In this or these videos the mic has to be invisible which was my reason for using the NGT2.
I thought the Trim was automatically set when it is in 32-bit float mode, and sounds like it is. If you are using the 24-bit file, you need to set it [Trim level] to whatever makes the track record at to give a good signal (vs. noise floor). There's no "fixed" amount that can be given in advance for any mic - it depends on the source being recorded and placement.

Some Curtis Judd videos - not everything is applicable, but it might help. He places the boom mic 30-50cm away (above and in front) from the "talent" and aims it a 45° down - I've heard somewhere, that it should be aimed more toward the chest than their face. Worth trying.




p.s. mics don't "care" whether they're above or below the source. If you can put it below, aimed up, and get it a bit closer, it's worth a try. That's what I do for the online lessons I am taking - just a regular SDC on a short stand with a short boom just below waist height while I'm seated. (It is a little bit farther than optimal, but my room is well treated so most noise is just externall stuff.) I like that there's no long boom hanging overhead!
 
Last edited:

Ed Fones

Active member
Yes originally I just had it set in 32bit which means the input gain is pre set. Yes I watched his vids and what Rob Aylestone said, I repositioned the mic closer.

The mic is now less than 300mm away from the top of her head. Front positioning is better but problematic with video. Neck and chest positioning is ideal because face positioning picks up lots of mouth noises.
 

rob aylestone

Well-known member
Chest is important. Before we had miniature mics for lavs, we hung mics around peoples necks and they’d be around about the sternum (is that the right word for the flat bit?) it would have a strange sort of honk from the resonance of your chest cavity. A sort of big hump in the frequency response. Some manufacturers would tweak the curve of the mic to remove it, but then it sounded thin on some people? In the seventies, graphics started appearing and you could start to flatten them properly, but the new small mics a bit higher up, fixed it much better.

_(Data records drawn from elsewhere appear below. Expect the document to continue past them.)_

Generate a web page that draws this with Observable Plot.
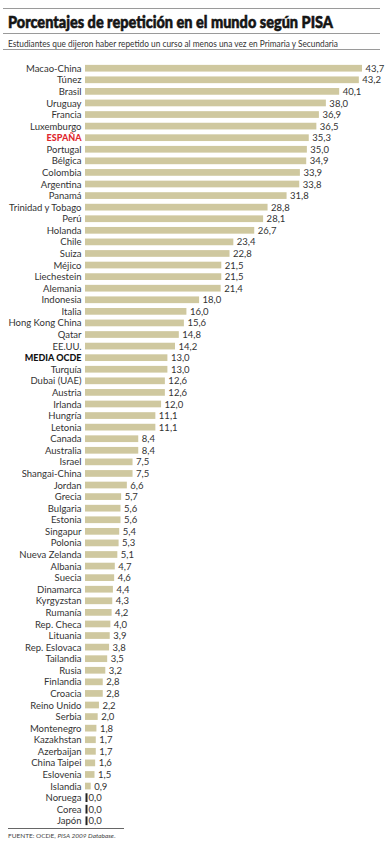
<!DOCTYPE html>
<html><head><meta charset="utf-8">
<script src="https://cdn.jsdelivr.net/npm/d3@7"></script>
<script src="https://cdn.jsdelivr.net/npm/@observablehq/plot@0.6"></script>
<style>
body{margin:0;background:#fff;font-family:Lato,sans-serif;}
#wrap{position:relative;width:387px;height:850px;overflow:hidden;}
.rule{position:absolute;height:0;border-top:1px solid #9a9a9a;}
.fit{position:absolute;left:8px;white-space:nowrap;transform-origin:0 0;}
#title{top:11px;font-family:Lato;font-weight:900;font-size:17px;color:#151515;-webkit-text-stroke:0.6px #151515;}
#subtitle{top:37px;font-family:Lato;font-size:10px;color:#333;}
#chart{position:absolute;left:0;top:52px;}
#source{position:absolute;left:8px;top:832px;font-family:Lato;font-size:6.5px;color:#444;white-space:nowrap;}
</style></head>
<body>
<div id="wrap">
  <div class="rule" style="left:3px;width:377px;top:8px"></div>
  <div id="title" class="fit" data-w="325">Porcentajes de repetición en el mundo según PISA</div>
  <div class="rule" style="left:3px;width:377px;top:33px"></div>
  <div id="subtitle" class="fit" data-w="330">Estudiantes que dijeron haber repetido un curso al menos una vez en Primaria y Secundaria</div>
  <div class="rule" style="left:3px;width:377px;top:49px"></div>
  <div id="chart"></div>
  <div class="rule" style="left:8px;width:116px;top:828px;border-top-color:#666"></div>
  <div id="source">FUENTE: OCDE, <i>PISA 2009 Database</i>.</div>
</div>
<script>
const countries = ["Macao-China","Túnez","Brasil","Uruguay","Francia","Luxemburgo","ESPAÑA","Portugal","Bélgica","Colombia","Argentina","Panamá","Trinidad y Tobago","Perú","Holanda","Chile","Suiza","Méjico","Liechestein","Alemania","Indonesia","Italia","Hong Kong China","Qatar","EE.UU.","MEDIA OCDE","Turquía","Dubai (UAE)","Austria","Irlanda","Hungría","Letonia","Canada","Australia","Israel","Shangai-China","Jordan","Grecia","Bulgaria","Estonia","Singapur","Polonia","Nueva Zelanda","Albania","Suecia","Dinamarca","Kyrgyzstan","Rumanía","Rep. Checa","Lituania","Rep. Eslovaca","Tailandia","Rusia","Finlandia","Croacia","Reino Unido","Serbia","Montenegro","Kazakhstan","Azerbaijan","China Taipei","Eslovenia","Islandia","Noruega","Corea","Japón"];
const values = [43.7,43.2,40.1,38.0,36.9,36.5,35.3,35.0,34.9,33.9,33.8,31.8,28.8,28.1,26.7,23.4,22.8,21.5,21.5,21.4,18.0,16.0,15.6,14.8,14.2,13.0,13.0,12.6,12.6,12.0,11.1,11.1,8.4,8.4,7.5,7.5,6.6,5.7,5.6,5.6,5.4,5.3,5.1,4.7,4.6,4.4,4.3,4.2,4.0,3.9,3.8,3.5,3.2,2.8,2.8,2.2,2.0,1.8,1.7,1.7,1.6,1.5,0.9,0.0,0.0,0.0];
const highlightSpain = "ESPAÑA";
const highlightOECD = "MEDIA OCDE";

// fit header texts horizontally to the reference widths
document.querySelectorAll(".fit").forEach(el => {
  const w = el.getBoundingClientRect().width;
  el.style.transform = `scaleX(${(+el.dataset.w) / w})`;
});

const data = countries.map((c, i) => ({country: c, value: values[i]}));
const fmt = v => v.toFixed(1).replace(".", ",");
const normal = data.filter(d => d.country !== highlightSpain && d.country !== highlightOECD);

const chart = Plot.plot({
  width: 387,
  height: 777,
  marginTop: 8,
  marginBottom: 0,
  marginLeft: 85,
  marginRight: 25,
  style: {fontFamily: "Lato, sans-serif", background: "transparent"},
  x: {domain: [0, 43.7], axis: null},
  y: {domain: countries, axis: null, padding: 0.42},
  marks: [
    Plot.barX(data.filter(d => d.value > 0), {x: "value", y: "country", fill: "#cfc89f"}),
    Plot.tickX(data.filter(d => d.value === 0), {x: 0, y: "country", stroke: "#222", strokeWidth: 2, dx: 1, insetTop: -1, insetBottom: -1}),
    Plot.text(data, {x: "value", y: "country", text: d => fmt(d.value), textAnchor: "start", fontSize: 9.5, fill: "#333", dx: 3}),
    Plot.text(normal, {x: 0, y: "country", text: "country", textAnchor: "end", dx: -4, fontSize: 9.5, fill: "#333"}),
    Plot.text(data.filter(d => d.country === highlightSpain), {x: 0, y: "country", text: "country", textAnchor: "end", dx: -4, fontSize: 9, fontWeight: 900, fill: "#e0282e"}),
    Plot.text(data.filter(d => d.country === highlightOECD), {x: 0, y: "country", text: "country", textAnchor: "end", dx: -4, fontSize: 9, fontWeight: 900, fill: "#111"})
  ]
});
document.getElementById("chart").appendChild(chart);
</script>
</body></html>
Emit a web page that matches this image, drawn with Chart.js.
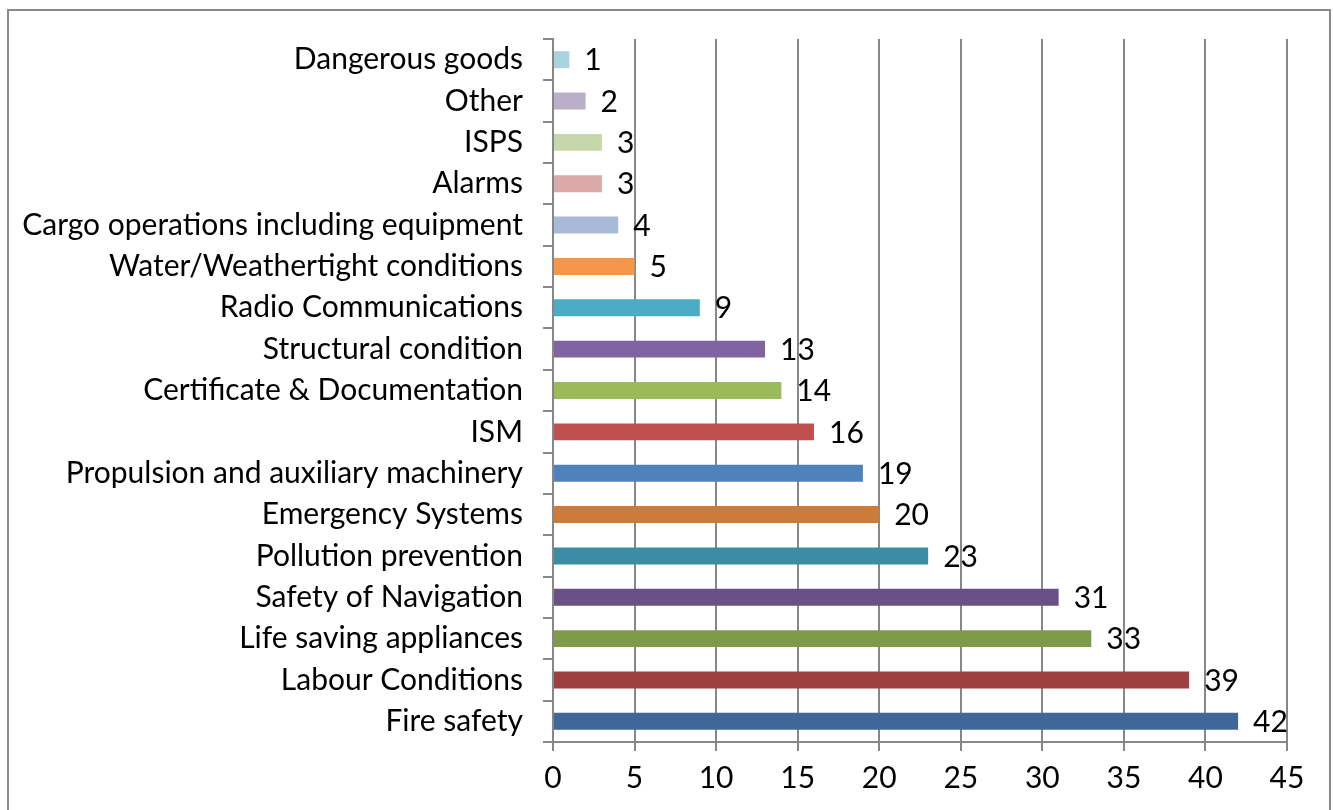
<!DOCTYPE html>
<html>
<head>
<meta charset="utf-8">
<script src="https://cdn.jsdelivr.net/npm/chart.js@4.4.1/dist/chart.umd.min.js"></script>
<style>
  html, body { margin: 0; padding: 0; background: #fff; overflow: hidden; }
  #divGraph { position: absolute; left: 7px; top: 9px; width: 1320px; height: 810px; border: 2px solid #8a8a8a; }
  #canvGraph { display: block; }
</style>
</head>
<body>
<div id="divGraph"><canvas id="canvGraph" width="1320" height="799"></canvas></div>
<script>
var categories = [
    'Dangerous goods', 'Other', 'ISPS', 'Alarms', 'Cargo operations including equipment',
    'Water/Weathertight conditions', 'Radio Communications', 'Structural condition',
    'Certificate & Documentation', 'ISM', 'Propulsion and auxiliary machinery',
    'Emergency Systems', 'Pollution prevention', 'Safety of Navigation',
    'Life saving appliances', 'Labour Conditions', 'Fire safety'
];
var values = [1, 2, 3, 3, 4, 5, 9, 13, 14, 16, 19, 20, 23, 31, 33, 39, 42];
var barColors = [
    '#a9d3df', '#b9afc9', '#c6d7ab', '#dba9a8', '#a9b9d8',
    '#f79646', '#4bacc6', '#8064a2', '#9bbb59', '#c0504d', '#4f81bd',
    '#cc7b38', '#3c8da3', '#6a5185', '#7f9a48', '#9d4140', '#3f6898'
];
var xTicks = [0, 5, 10, 15, 20, 25, 30, 35, 40, 45];

var _font = 'Lato, "Open Sans", sans-serif';
var _gray = '#878787';

// data labels drawn to the right of every bar
var valueLabels = {
    id: 'valueLabels',
    afterDatasetsDraw: function (chart) {
        var ctx = chart.ctx;
        var meta = chart.getDatasetMeta(0);
        ctx.save();
        ctx.font = '30px ' + _font;
        ctx.fillStyle = '#000';
        ctx.textAlign = 'left';
        ctx.textBaseline = 'middle';
        meta.data.forEach(function (bar, i) {
            ctx.fillText(values[i], bar.x + 15, bar.y + 1);
        });
        ctx.restore();
    }
};

var ctxChart = document.getElementById('canvGraph').getContext('2d');

var _chart = new Chart(ctxChart, {
    type: 'bar',
    data: {
        labels: categories,
        datasets: [{
            data: values,
            backgroundColor: barColors,
            borderWidth: 0,
            categoryPercentage: 0.41,
            barPercentage: 1
        }]
    },
    options: {
        indexAxis: 'y',
        responsive: false,
        animation: false,
        layout: { padding: { top: 28, right: 42, left: 0, bottom: 0 } },
        plugins: {
            legend: { display: false },
            tooltip: { enabled: false }
        },
        scales: {
            x: {
                min: 0,
                max: 45,
                afterBuildTicks: function (scale) {
                    scale.ticks = xTicks.map(function (v) { return { value: v }; });
                },
                afterFit: function (scale) { scale.height = 68; },
                grid: { color: _gray, lineWidth: 2, tickLength: 9, tickColor: _gray },
                border: { color: _gray, width: 2 },
                ticks: { color: '#000', font: { family: _font, size: 30 }, padding: 9, maxRotation: 0 }
            },
            y: {
                afterFit: function (scale) {
                    scale.width = 544;
                    scale.paddingTop = 0;
                    scale.paddingBottom = 0;
                },
                grid: { drawOnChartArea: false, color: _gray, lineWidth: 2, tickLength: 10, offset: true },
                border: { color: _gray, width: 2 },
                ticks: { color: '#000', font: { family: _font, size: 30 }, padding: 20 }
            }
        }
    },
    plugins: [valueLabels]
});
</script>
</body>
</html>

the trouble with shotguns is a simple one. They need to be aimed at the place the noise comes from. Distance makes aiming more tricky, and the extra gain needed brings up the background you hear when you miss the mouth. Despite having lots of them, I don’t use them in my studio for videos simply because a few degrees of a head turn to address more than one camera is such a strong timbre change.

back in the 90’s I had five in a row along the stage edge and the capture was horrrible. Not just the annoying comb filtering, but with actors, they’d stand one metre to the left and they would be replaced by the singing of the actor three metres back singing with gusto. I swapped them for boundary mics and there was so much improvement.

shotguns need constant aiming, or keeping the source tied down so they can move. They’re a specialist tool, sadly now just misused by loads of how to YouTube videos. For most people, a super or hyper-cardioid would be so much better.
 

rob aylestone

Well-known member
I did a short video, and at the end gave my conclusion - which wasn't actually what I expected.

The lav is in severe need of EQ - the one I recorded first was a B6 Countryman, one of my favourites, but I messed up. I pulled it out and the cable had a knot in it, and somebody had pulled it quite tight, so I prised the not turns apart with a screwdriver and managed to snap something inside (I suspect) the mic was low output and there was a fairly nasty interference, that I tracked down to a dodgy power supply. It made the audio unusuable, and the Proel was a poor choice, but the only one I had available.

 

Ed Fones

Active member
All new tests point to room treatment. At present have old duvets hanging from ceiling everywhere and a real improvement possibly even useable. Now just need some very cheap acoustic foam and lots of it.